Judiciary Committee 2022 Accomplishments

The legislature’s work in the 2021-22 Biennium resulted in major accomplishments, including investing significant funds in housing and workforce development, putting the State’s public pensions on a path to sustainability, and assisting vulnerable Vermonters. The House Judiciary Committee on which I serve also produced important legislation that may not have received as much attention. Below, I focus on four of those bills from this past Session.

Firearm Safety Measures.  Some of our most at-risk Vermonters are those fleeing domestic violence. The majority of all homicides in Vermont are domestic violence-related, and usually involve a firearm. Act 87 helps address this danger by clarifying that judges can order the relinquishment of firearms in an emergency relief from abuse order to remove guns from emotional, potentially dangerous situations.

The law advances other important public safety measures.  It removes firearms from potentially volatile situations—and protects our frontline healthcare workers—by banning firearms from hospitals. The law also protects Vermonters by extending the amount of time someone must wait to purchase a firearm when their criminal background check is delayed.

 Identifying Racial Disparities in Vermont’s Criminal Justice System. Vermonters of color make up a disproportionate number of incarcerated persons in our state. To help identify and address the sources of these disparities, we need better data from the State’s criminal justice system. To that end, H.546 creates a Division of Racial Justice Statistics. The new division will collect data on individual interactions with law enforcement, State’s Attorneys, Vermont courts, the Department of Corrections, and other entities in order to uncover and remedy systemic racial bias and disparities in our criminal and juvenile justice system. An advisory council has also been created to incorporate the data collected into suggestions for concrete actions the legislature can take as we strive to make our state welcoming to people of all racial and ethnic backgrounds.         

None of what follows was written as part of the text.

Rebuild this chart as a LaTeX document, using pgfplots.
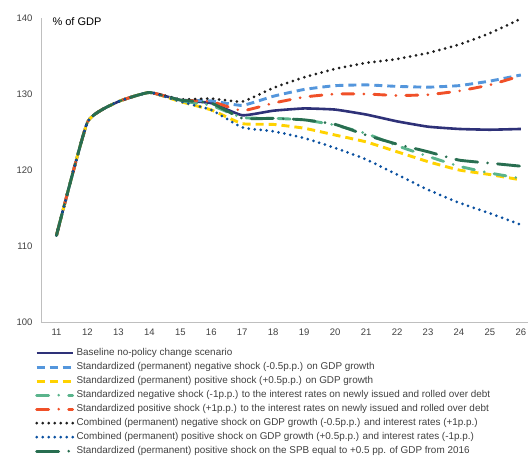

Access to Adoption Records.  Act 100 allows adopted Vermonters to access their original birth certificates. During testimony on this bill, many adoptees spoke movingly on how incomplete they felt and how difficult it was to move on without having birth documents — access that most Vermonters take for granted. With passage of this law, adopted Vermonters—over 30,000 of our neighbors—will own their history in a way previously denied to them. It also creates a registry for future birth parents to clarify if they wish to be contacted by children they given up for adoption. This registry also allows them to share any information they wish their birth children to know, making this process kinder for both birth parents and adoptees.

Medical Monitoring for Vermonters Exposed to Toxic Substances. Over the past several years, Vermonters have been disturbed to learn of several instances of toxic contamination in our state. People exposed to these toxic substances often have no way of knowing what the long-term consequences could be for their health. They also may not have the financial means to afford the medical monitoring that could catch health issues at an early stage, when treatment would be most beneficial. Act 93 provides a cause of action for compelling the party responsible for exposure to a toxic substance to cover the costs of medical monitoring to those affected by the contamination. It lifts a burden of uncertainty off Vermonters coping with long-term health concerns through no fault of their own.

One effort that did not make it across the finish line involved restructuring Vermont’s criminal code. The House passed three bills that dealt with this issue (H.87, H.475, and H.505), but the Senate Judiciary Committee was unable to take them up before the Session ended. I am excited to be running to return to the State House and, if I am reelected, one of my priorities will be to finish this work.